What do Girl Scout cookies and cybersecurity have in common? For one, they both have massive reach. No matter how hard you try, you really can’t avoid either.
They also both have Liz Joyce. She’s Hewlett Packard Enterprise’s chief information security officer (CISO), a post she’s held for two years after being at the company for six. This puts her in a very elite club of female cybersecurity professionals. Depending on whose numbers you believe, women only occupy between 11% and 14% of cybersecurity positions. Judging from this, as well as the limited number of women in c-suite roles, it’s a safe bet that the percentage of female CISOs and CSOs is even smaller.
“When you look at the STEM industry general, about 29% is female,” Joyce said. “In cyber, some say 14%, some as high as 20, some as low as 11% but either way it’s far too low.”
When Joyce and I talk, she’s surrounded by Girl Scout cookie boxes and planning sales — it’s that season, and her daughter is a Girl Scout. For the record: thin mints are her favorite.
In addition to being HPE’s security chief, Joyce also played a pivotal role in driving a cybersecurity curriculum that the company launched earlier this year in partnership with the Girl Scouts. It aims to educate girls ages 9 to 11 on cybersecurity skills. Girls who complete the curriculum will receive a patch to put on their uniforms, and as part of the new program HPE also debuted an online game called Cyber Squad.
Make Security Fun Again
“The important thing for us was making it fun,” Joyce said. “When it’s fun, and it teaches, it’s far more memorable. Maybe it sparks an interest in cybersecurity, and just igniting some of that passion in kids is really important.”
It’s important because it shows kids that security is a potential future career, and it gives them something to aspire to. But equally important is showing kids role models and leaders in the field who look like them.
The new Girl Scouts program and online game are just a couple of HPE’s attempts to bring more diverse applicants to an industry that not only suffers from a lack of diversity but also a massive shortage of skilled professionals. While the Girl Scouts program is specific to girls, Joyce stresses the importance of building relationships with all under-represented groups — the National Action Council for Minorities in Engineering, for example — and especially those that target youth, like HPE’s CodeWars coding competition.

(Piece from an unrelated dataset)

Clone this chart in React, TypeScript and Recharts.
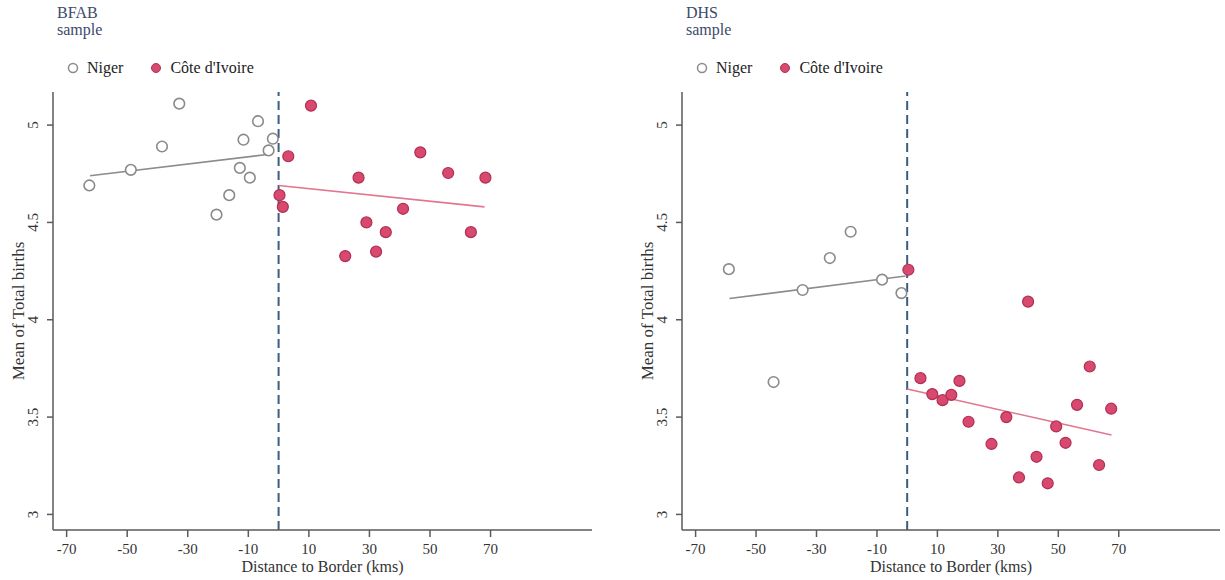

“We talk about cybersecurity, and we know there’s a major talent shortage,” she said, referencing a Cybersecurity Ventures report. “The most recent numbers suggest 3.5 million vacancies by 2021. We literally cannot find enough people to fill these jobs. If you are excluding, or not including, a large portion of your population who might be able to contribute to this, that’s a pretty fundamental missed opportunity.”
In addition to simply increasing the potential candidate pool, diversifying the cybersecurity sector brings more ideas to the table about how to prevent attacks and secure environments — and that should matter to everyone.

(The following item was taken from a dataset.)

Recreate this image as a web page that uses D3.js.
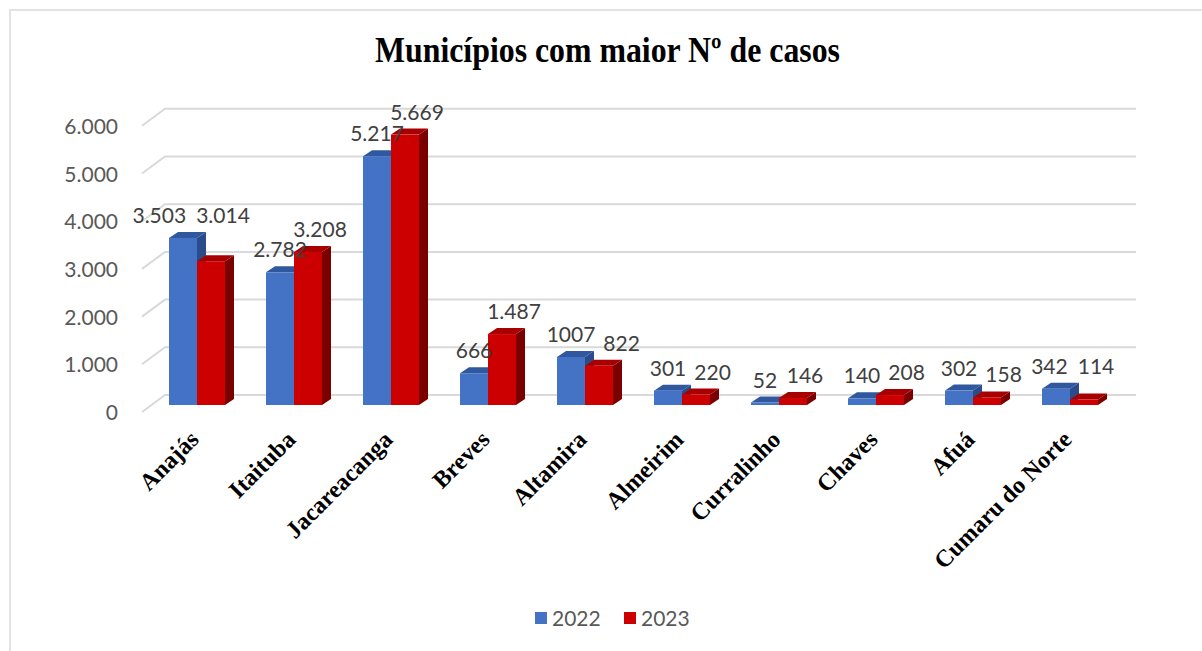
<!DOCTYPE html>
<html>
<head>
<meta charset="utf-8">
<script src="https://cdnjs.cloudflare.com/ajax/libs/d3/7.8.5/d3.min.js"></script>
<style>
  body { margin: 0; background: #fff; }
  .tick-label { font-family: Lato, "Open Sans", sans-serif; font-size: 21px; fill: #595959; }
  .data-label { font-family: Lato, "Open Sans", sans-serif; font-size: 21px; fill: #404040; }
  .cat-label { font-family: "Liberation Serif", "Times New Roman", serif; font-weight: bold; font-size: 24px; fill: #000; }
</style>
</head>
<body>
<script>
// Data
// =================================
var municipios = ["Anajás", "Itaituba", "Jacareacanga", "Breves", "Altamira",
    "Almeirim", "Curralinho", "Chaves", "Afuá", "Cumaru do Norte"];
var casos2022 = [3503, 2782, 5217, 666, 1007, 301, 52, 140, 302, 342];
var casos2023 = [3014, 3208, 5669, 1487, 822, 220, 146, 208, 158, 114];
var seriesNames = ["2022", "2023"];
var yTicks = [0, 1000, 2000, 3000, 4000, 5000, 6000];
// labels as they appear on the chart (Brazilian format, 1007 was typed without a dot)
var labels2022 = ["3.503", "2.782", "5.217", "666", "1007", "301", "52", "140", "302", "342"];
var labels2023 = ["3.014", "3.208", "5.669", "1.487", "822", "220", "146", "208", "158", "114"];

// SVG area
// =================================
var svgWidth = 1202;
var svgHeight = 651;

var colors = {
    "2022": { front: "#4472C4", top: "#30589F", side: "#2A4C8A" },
    "2023": { front: "#CC0000", top: "#A80000", side: "#7A0000" }
};

// 3D depth of the bars and of the back wall
var depthX = 9, depthY = -6;
var wallX = 23, wallY = -17;

var svg = d3.select("body")
    .append("svg")
    .attr("width", svgWidth)
    .attr("height", svgHeight);

// frame
svg.append("path")
    .attr("d", "M10,651 V10 H1202")
    .attr("fill", "none")
    .attr("stroke", "#e3e3e3")
    .attr("stroke-width", 2);

// Title
svg.append("text")
    .attr("x", 375)
    .attr("y", 62)
    .attr("textLength", 465)
    .attr("lengthAdjust", "spacingAndGlyphs")
    .style("font-family", "'Liberation Serif', 'Times New Roman', serif")
    .style("font-weight", "bold")
    .style("font-size", "35px")
    .text("Municípios com maior Nº de casos");

// Scales
// =================================
var xBandScale = d3.scaleBand()
    .domain(municipios)
    .range([148.5, 1118.5]);

var xSeries = d3.scaleBand()
    .domain(seriesNames)
    .range([0, 56]);

var yLinearScale = d3.scaleLinear()
    .domain([0, 6000])
    .range([405, 118.8]);

// Gridlines on the back wall with the perspective segment on the left
// =================================
var grid = svg.append("g");
yTicks.forEach(function (t) {
    var yf = yLinearScale(t) + 7;
    var yb = yf + wallY;
    grid.append("path")
        .attr("d", `M142,${yf} L${142 + wallX},${yb} H1136`)
        .attr("fill", "none")
        .attr("stroke", "#d9d9d9")
        .attr("stroke-width", 2);
    svg.append("text")
        .attr("class", "tick-label")
        .attr("x", 118)
        .attr("y", yf + 8)
        .attr("text-anchor", "end")
        .text(d3.format(",")(t).replace(/,/g, "."));
});

// Bars
// =================================
var groupData = municipios.map(function (m, i) {
    return [
        { cat: m, key: "2022", value: casos2022[i], label: labels2022[i] },
        { cat: m, key: "2023", value: casos2023[i], label: labels2023[i] }
    ];
});

var barsGroup = svg.append("g");
var bw = xSeries.bandwidth();

function barX(d) {
    return xBandScale(d.cat) + (xBandScale.bandwidth() - 56) / 2 + xSeries(d.key);
}

groupData.forEach(function (pair) {
    pair.forEach(function (d) {
        var x0 = barX(d);
        var yTop = yLinearScale(d.value);
        var yBot = yLinearScale(0);
        var c = colors[d.key];
        // right side
        barsGroup.append("path")
            .attr("d", `M${x0 + bw},${yTop} l${depthX},${depthY} V${yBot + depthY} l${-depthX},${-depthY} Z`)
            .attr("fill", c.side);
        // top
        barsGroup.append("path")
            .attr("d", `M${x0},${yTop} l${depthX},${depthY} h${bw} l${-depthX},${-depthY} Z`)
            .attr("fill", c.top);
        // front
        barsGroup.append("rect")
            .attr("x", x0)
            .attr("y", yTop)
            .attr("width", bw)
            .attr("height", yBot - yTop)
            .attr("fill", c.front);
    });
});

// Data labels
// =================================
var labelsGroup = svg.append("g");
groupData.forEach(function (pair) {
    var texts = pair.map(function (d, i) {
        var t = labelsGroup.append("text")
            .attr("class", "data-label")
            .attr("text-anchor", "middle")
            .text(d.label);
        var w = t.node().getComputedTextLength();
        return { sel: t, w: w, cx: barX(d) + bw / 2 + (i === 1 ? 12 : 0), y: yLinearScale(d.value) - 15 };
    });
    var blue = texts[0], red = texts[1];
    var blueTop = yLinearScale(pair[0].value) + depthY;
    var blueRight = barX(pair[0]) + bw + depthX;
    var gap = 8;

    // 2023 label sitting on the taller 2022 bar: lift it above, push 2022 label left
    if (red.cx - red.w / 2 < blueRight && red.y > blueTop) {
        red.y = blueTop - 9;
        blue.y = Math.min(blue.y, red.y);
        blue.cx = Math.min(blue.cx, red.cx - (red.w + blue.w) / 2 - 10);
    }
    // labels too close to each other: push the 2023 label right
    else if (Math.abs(red.y - blue.y) < 16 && red.cx - blue.cx < (red.w + blue.w) / 2 + gap) {
        red.cx = blue.cx + (red.w + blue.w) / 2 + gap;
    }
    texts.forEach(function (t) {
        t.sel.attr("x", t.cx).attr("y", t.y);
    });
});

// Category labels (rotated)
// =================================
municipios.forEach(function (m) {
    var cx = xBandScale(m) + xBandScale.bandwidth() / 2 + 3;
    var cy = 441;
    svg.append("text")
        .attr("class", "cat-label")
        .attr("text-anchor", "end")
        .attr("transform", `translate(${cx}, ${cy}) rotate(-45)`)
        .text(m);
});

// Legend
// =================================
var legend = svg.append("g");
var legendX = [535, 624];
seriesNames.forEach(function (s, i) {
    legend.append("rect")
        .attr("x", legendX[i])
        .attr("y", 612)
        .attr("width", 12)
        .attr("height", 12)
        .attr("fill", colors[s].front);
    legend.append("text")
        .attr("class", "tick-label")
        .attr("x", legendX[i] + 17)
        .attr("y", 626)
        .text(s);
});
</script>
</body>
</html>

“Cybersecurity is a big challenge,” Joyce said. “It’s not industry specific, it’s not regionally specific, and it touches everything that’s connected. So you want to take all of the best resources and innovation to solve that problem. Technology is constantly changing and evolving, and cybersecurity is no different. It has to constantly adjust to either keep up or get ahead of the attackers. If you don’t have that diversity, you’re going to keep coming up with the same answers.”

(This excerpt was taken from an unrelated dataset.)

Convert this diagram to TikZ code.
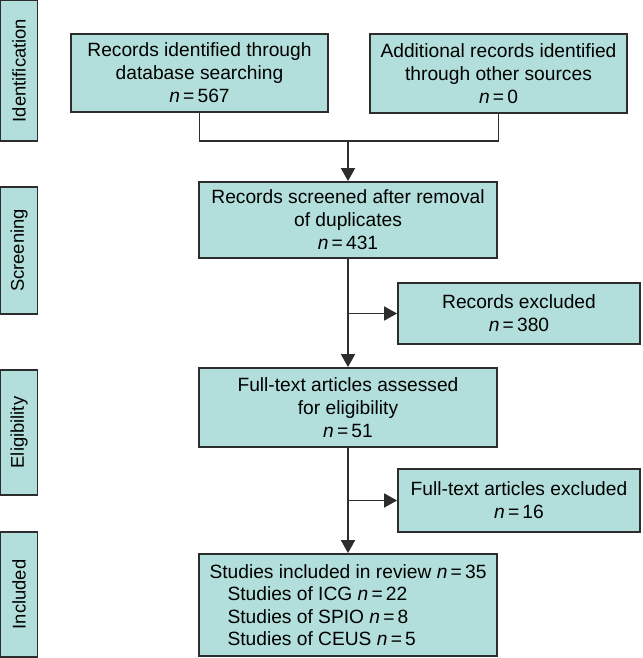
\documentclass[tikz,border=0pt]{standalone}
\usepackage{fontspec}
\setmainfont{Liberation Sans}
\usepackage{xcolor}
\usepackage{tikz}
\usetikzlibrary{arrows.meta,calc}

\definecolor{boxfill}{RGB}{178,223,219}
\definecolor{boxline}{RGB}{45,45,45}
\newcommand{\nval}[1]{\textit{n}\,=\,#1}

\begin{document}
\begin{tikzpicture}[x=0.5pt,y=-0.5pt,
    box/.style={draw=boxline, fill=boxfill, line width=0.9pt, align=center,
        inner sep=0pt, font=\fontsize{9.6pt}{11.5pt}\selectfont},
    stage/.style={box, rotate=90, minimum height=18.5pt,
        font=\fontsize{9.2pt}{11pt}\selectfont},
    link/.style={draw=boxline, line width=0.9pt},
    arr/.style={link, -{Triangle[length=6.5pt,width=7pt]}}]
    \useasboundingbox (0,0) rectangle (642,658);

    % 阶段标签
    \node[stage, minimum width=70.5pt] (sid) at (19,70.5) {Identification};
    \node[stage, minimum width=63.5pt] (sscr) at (19,250.5) {Screening};
    \node[stage, minimum width=62.5pt] (selig) at (19,432.5) {Eligibility};
    \node[stage, minimum width=62.5pt] (sincl) at (19,594.5) {Included};

    % 识别
    \node[box, minimum width=128.5pt, minimum height=39pt] (db) at (199.5,73)
        {Records identified through\\database searching\\\nval{567}};
    \node[box, minimum width=128.5pt, minimum height=39.5pt] (other) at (498.5,73.5)
        {Additional records identified\\through other sources\\\nval{0}};

    % 筛选
    \node[box, minimum width=149pt, minimum height=38pt] (screened) at (348,220)
        {Records screened after removal\\of duplicates\\\nval{431}};
    \node[box, minimum width=121pt, minimum height=30.5pt] (exclrec) at (519,313.5)
        {Records excluded\\\nval{380}};

    % 合格性
    \node[box, minimum width=149pt, minimum height=39.5pt] (fulltext) at (348,407.5)
        {Full-text articles assessed\\for eligibility\\\nval{51}};
    \node[box, minimum width=121pt, minimum height=31.5pt] (exclft) at (519,500.5)
        {Full-text articles excluded\\\nval{16}};

    % 纳入
    \node[box, minimum width=149pt, minimum height=51pt, align=left,
        font=\fontsize{9.6pt}{11.25pt}\selectfont] (included) at (348,605)
        {Studies included in review \nval{35}\\
         \hspace*{9pt}Studies of ICG \nval{22}\\
         \hspace*{9pt}Studies of SPIO \nval{8}\\
         \hspace*{9pt}Studies of CEUS \nval{5}};

    % 连线
    \coordinate (merge) at (348,141);
    \draw[link] (db.south) |- (merge) -| (other.south);
    \draw[arr] (merge) -- (screened.north);
    \draw[arr] (screened.south) -- (fulltext.north);
    \draw[arr] (screened.south |- exclrec.west) -- (exclrec.west);
    \draw[arr] (fulltext.south) -- (included.north);
    \draw[arr] (fulltext.south |- exclft.west) -- (exclft.west);
\end{tikzpicture}
\end{document}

Changing the Programmatic Structure
To drive diversity in security, several things need to change.
First, “there has to be that programmatic structure around how we hire, develop, and retain an inclusive workforce,” she said. This includes doing outreach in diverse locations and schools so the pool of candidates doesn’t all look and think the same. “And for those that are driving the business and making those decisions, you have to have the same diversity,” Joyce said. “Making sure there are women in leadership roles who can help be part of that change and keep that focus is really important.”
HPE’s security team is 32% female, and the leadership team within security is 50% female, Joyce said. “However, there is more room for improvement, and that attests to the focus the company has in supporting that change and recognizing that we as a company and our customers are all going to be better off if we earnestly have a culture around this. Part of what we do, as Antonio would say, is bring together the brightest minds to drive innovation, and to do this you have to have diversity of thought.”
Antonio is Antonio Neri, HPE’s CEO who took the reins from Meg Whitman last year. And this points to another key requirement when it comes to driving diversity: the mandate has to come from the top. If the c-suite doesn’t buy in to its importance, it’s never going to become part of an organization’s culture. Joyce says hiring and retaining diverse employees is “a constant area of focus” at HPE, “from Antonio, to my own direct boss [ John Schultz, chief legal and administrative officer], it has always been an aspect of what we do at HPE. Meg [Whitman] was always a sponsor of women’s groups within our organization and that has not waned.”
This involves recognizing unconscious biases, having open discussions about them, and then also following up on the words with real actions, Joyce said. “Whether it’s about training, or how we go through our whole talent process, it’s about making sure we hold ourselves accountable and being transparent about that.”